▸ **Records for the task**:
────

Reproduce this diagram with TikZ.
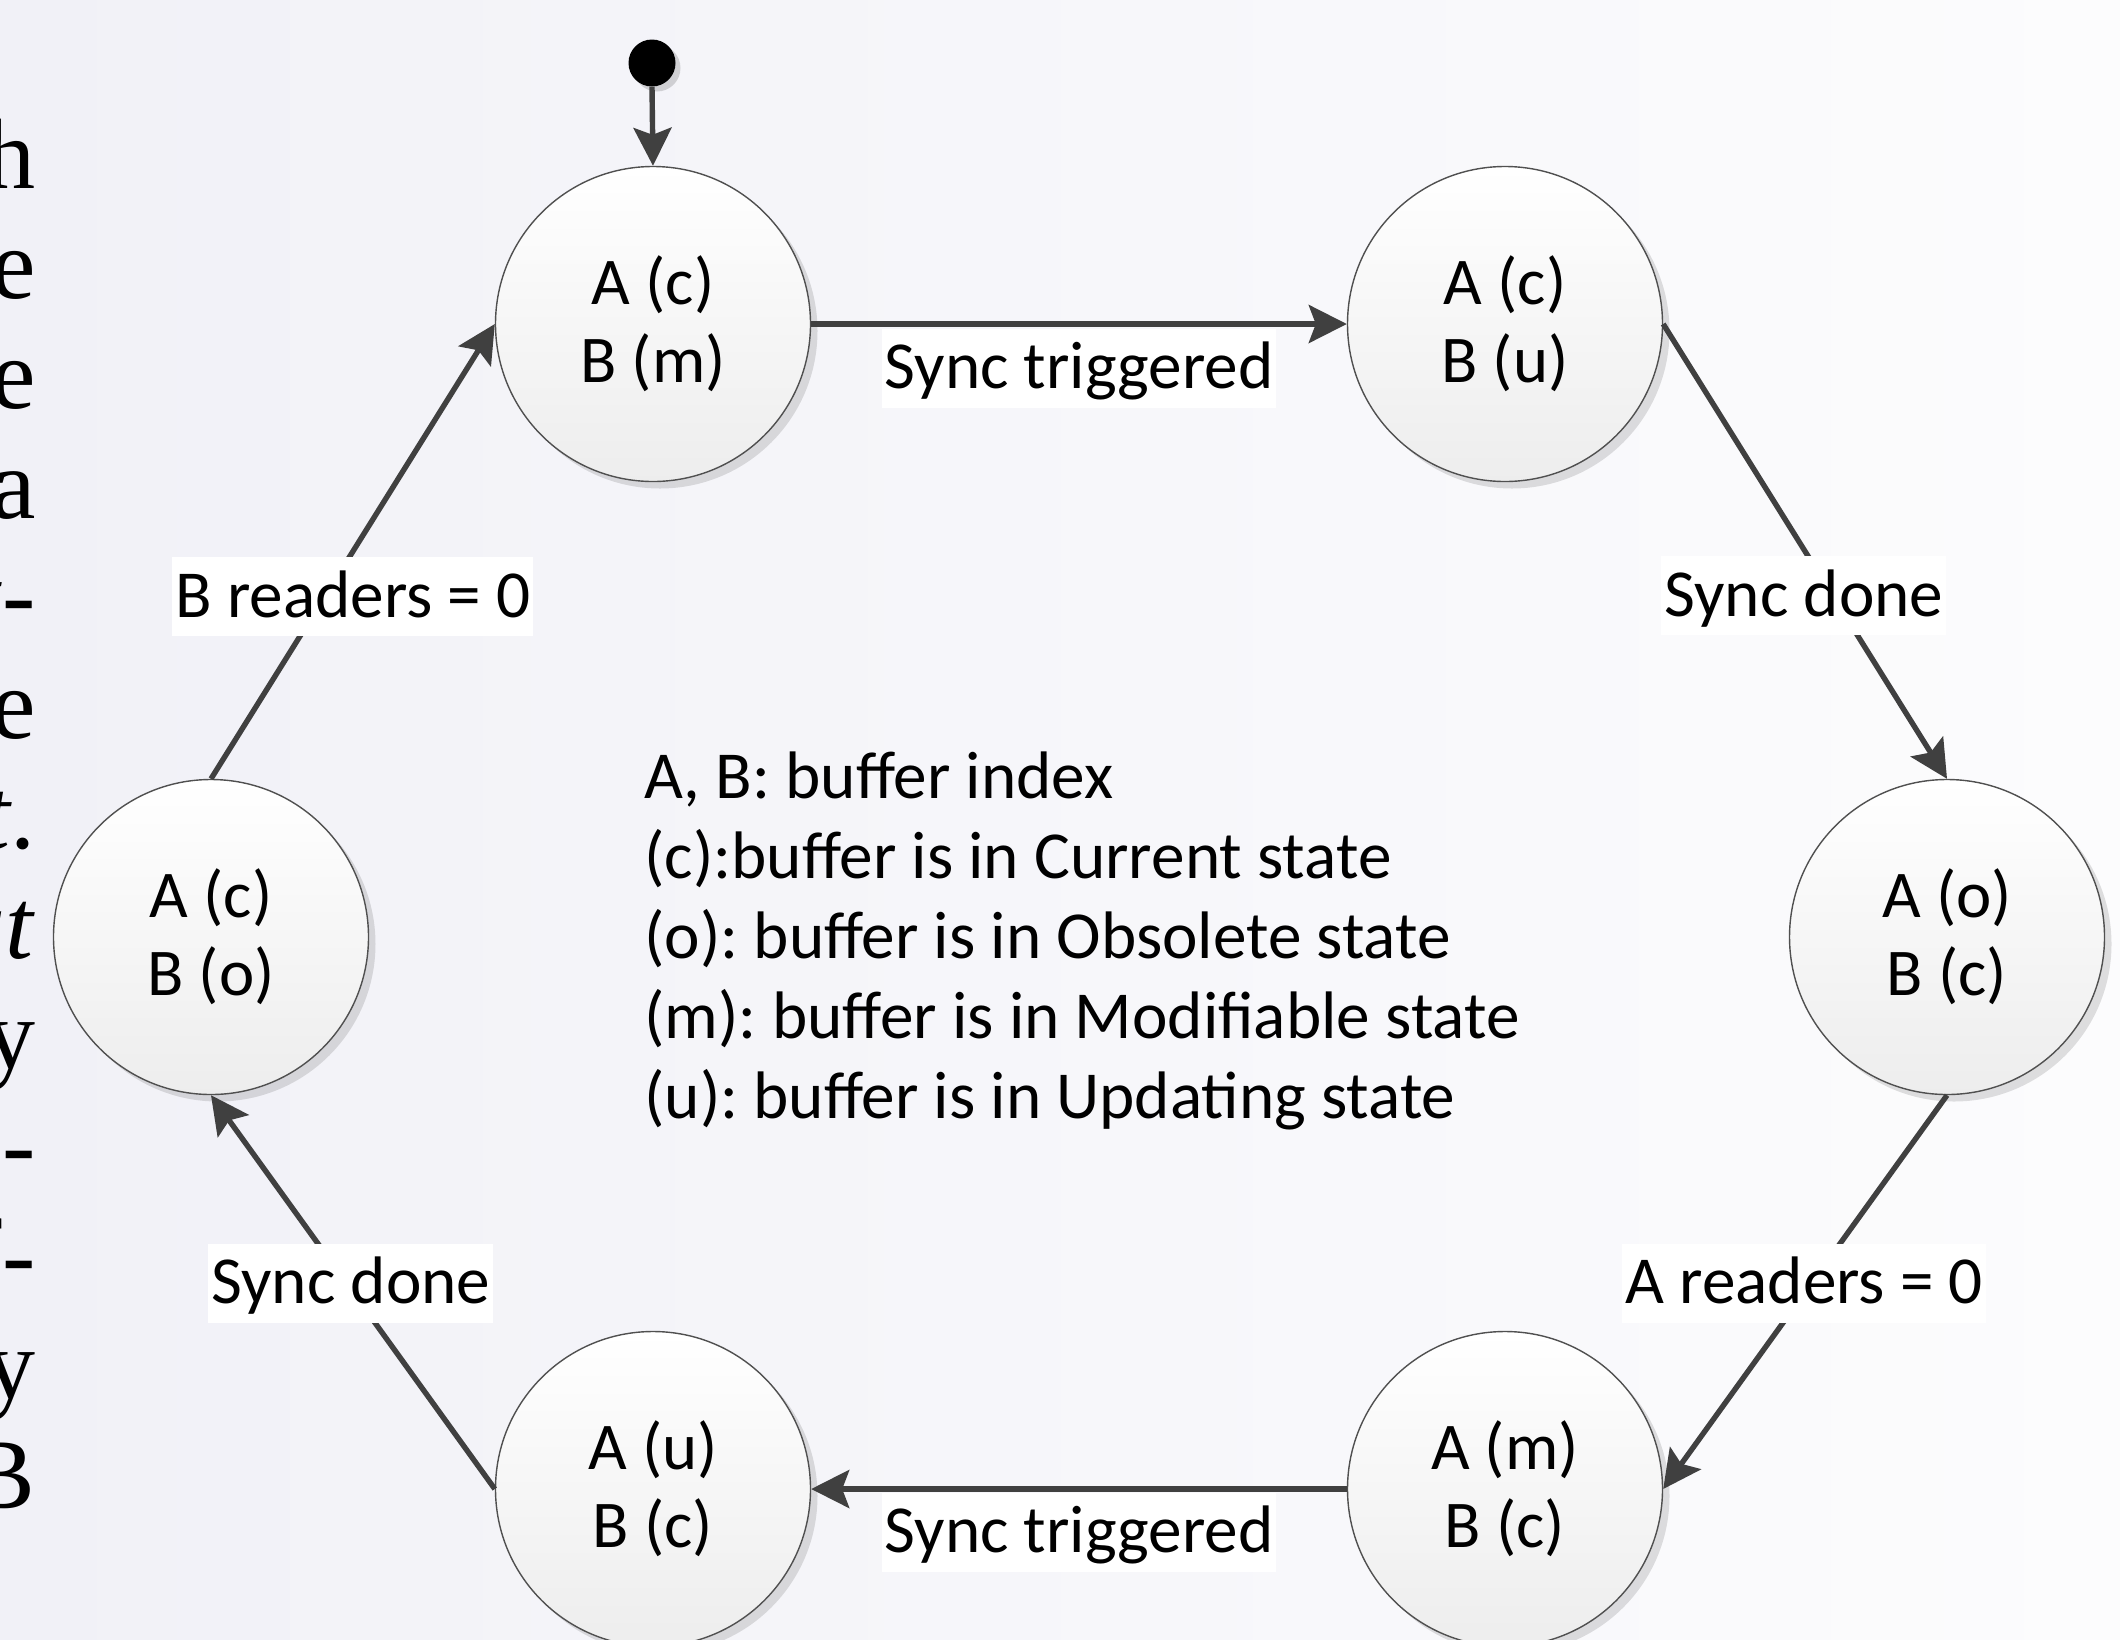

────

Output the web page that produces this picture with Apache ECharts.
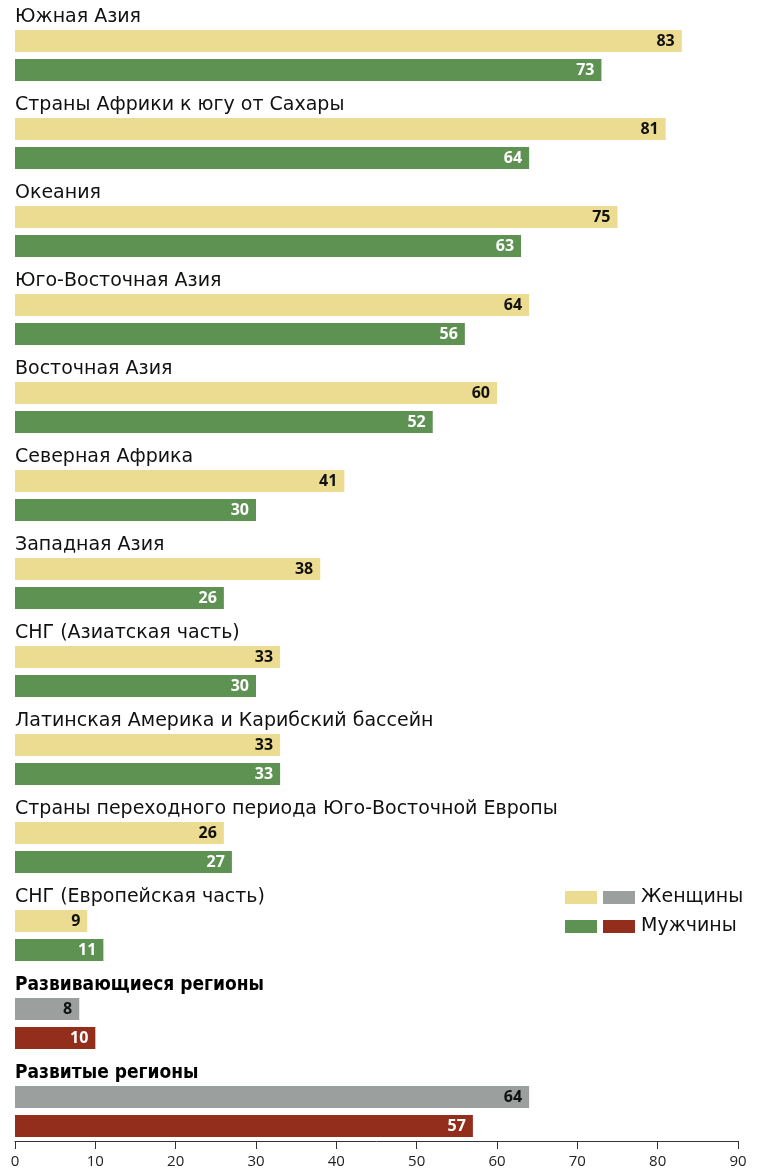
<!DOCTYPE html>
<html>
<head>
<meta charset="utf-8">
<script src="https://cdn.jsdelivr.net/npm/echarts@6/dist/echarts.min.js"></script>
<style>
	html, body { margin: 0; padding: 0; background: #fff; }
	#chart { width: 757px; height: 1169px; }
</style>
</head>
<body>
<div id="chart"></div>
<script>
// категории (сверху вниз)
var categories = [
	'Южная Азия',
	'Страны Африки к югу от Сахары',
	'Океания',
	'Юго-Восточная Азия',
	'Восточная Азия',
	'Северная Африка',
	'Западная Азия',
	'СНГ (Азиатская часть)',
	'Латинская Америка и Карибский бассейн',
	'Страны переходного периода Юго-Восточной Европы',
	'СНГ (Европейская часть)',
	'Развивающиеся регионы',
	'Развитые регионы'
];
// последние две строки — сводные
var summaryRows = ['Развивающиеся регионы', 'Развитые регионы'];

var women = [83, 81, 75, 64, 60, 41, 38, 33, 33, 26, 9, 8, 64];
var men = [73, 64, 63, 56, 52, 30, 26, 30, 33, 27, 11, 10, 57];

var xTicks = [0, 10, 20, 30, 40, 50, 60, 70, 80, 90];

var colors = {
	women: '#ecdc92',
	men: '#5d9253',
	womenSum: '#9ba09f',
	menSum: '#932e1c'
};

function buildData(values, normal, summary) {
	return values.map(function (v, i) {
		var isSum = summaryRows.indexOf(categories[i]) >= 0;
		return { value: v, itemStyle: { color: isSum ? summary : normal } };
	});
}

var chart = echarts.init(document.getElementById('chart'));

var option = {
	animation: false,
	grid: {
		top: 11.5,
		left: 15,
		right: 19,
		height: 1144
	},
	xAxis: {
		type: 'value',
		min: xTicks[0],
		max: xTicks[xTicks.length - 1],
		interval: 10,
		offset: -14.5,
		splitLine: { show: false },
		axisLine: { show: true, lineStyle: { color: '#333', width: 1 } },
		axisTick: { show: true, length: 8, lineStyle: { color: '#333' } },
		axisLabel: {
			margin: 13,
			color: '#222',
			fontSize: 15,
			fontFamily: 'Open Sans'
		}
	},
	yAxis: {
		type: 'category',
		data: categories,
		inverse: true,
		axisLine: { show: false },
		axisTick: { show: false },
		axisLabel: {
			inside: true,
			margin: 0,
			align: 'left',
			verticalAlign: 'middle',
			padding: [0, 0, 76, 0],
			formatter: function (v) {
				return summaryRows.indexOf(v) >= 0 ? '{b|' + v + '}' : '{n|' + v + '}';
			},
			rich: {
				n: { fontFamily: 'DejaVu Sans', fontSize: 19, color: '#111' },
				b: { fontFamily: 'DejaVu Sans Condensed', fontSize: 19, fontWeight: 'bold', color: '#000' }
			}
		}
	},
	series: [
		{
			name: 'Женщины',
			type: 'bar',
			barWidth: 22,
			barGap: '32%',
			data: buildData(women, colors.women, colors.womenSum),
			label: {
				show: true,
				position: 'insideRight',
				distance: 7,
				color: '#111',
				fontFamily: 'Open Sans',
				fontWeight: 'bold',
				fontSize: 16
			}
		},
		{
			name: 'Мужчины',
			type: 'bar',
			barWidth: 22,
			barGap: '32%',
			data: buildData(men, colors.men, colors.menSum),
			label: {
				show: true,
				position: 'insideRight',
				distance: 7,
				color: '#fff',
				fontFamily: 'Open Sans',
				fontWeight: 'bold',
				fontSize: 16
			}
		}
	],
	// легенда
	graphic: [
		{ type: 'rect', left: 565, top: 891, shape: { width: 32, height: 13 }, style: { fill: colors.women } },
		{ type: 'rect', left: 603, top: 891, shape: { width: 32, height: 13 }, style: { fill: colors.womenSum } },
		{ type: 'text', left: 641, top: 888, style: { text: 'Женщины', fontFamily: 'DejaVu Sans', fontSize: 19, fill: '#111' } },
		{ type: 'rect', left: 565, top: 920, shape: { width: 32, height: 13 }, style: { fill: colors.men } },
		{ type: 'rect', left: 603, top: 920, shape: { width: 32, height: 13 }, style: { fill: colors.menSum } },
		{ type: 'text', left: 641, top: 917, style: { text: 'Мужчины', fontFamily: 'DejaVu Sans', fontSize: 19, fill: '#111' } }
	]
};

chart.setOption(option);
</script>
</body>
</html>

────

▸ **Task goal**: Where does the word "with" appear in the listing? List each line that holds it.

▸ **Task result**:
Reproduce this diagram with TikZ.
Output the web page that produces this picture with Apache ECharts.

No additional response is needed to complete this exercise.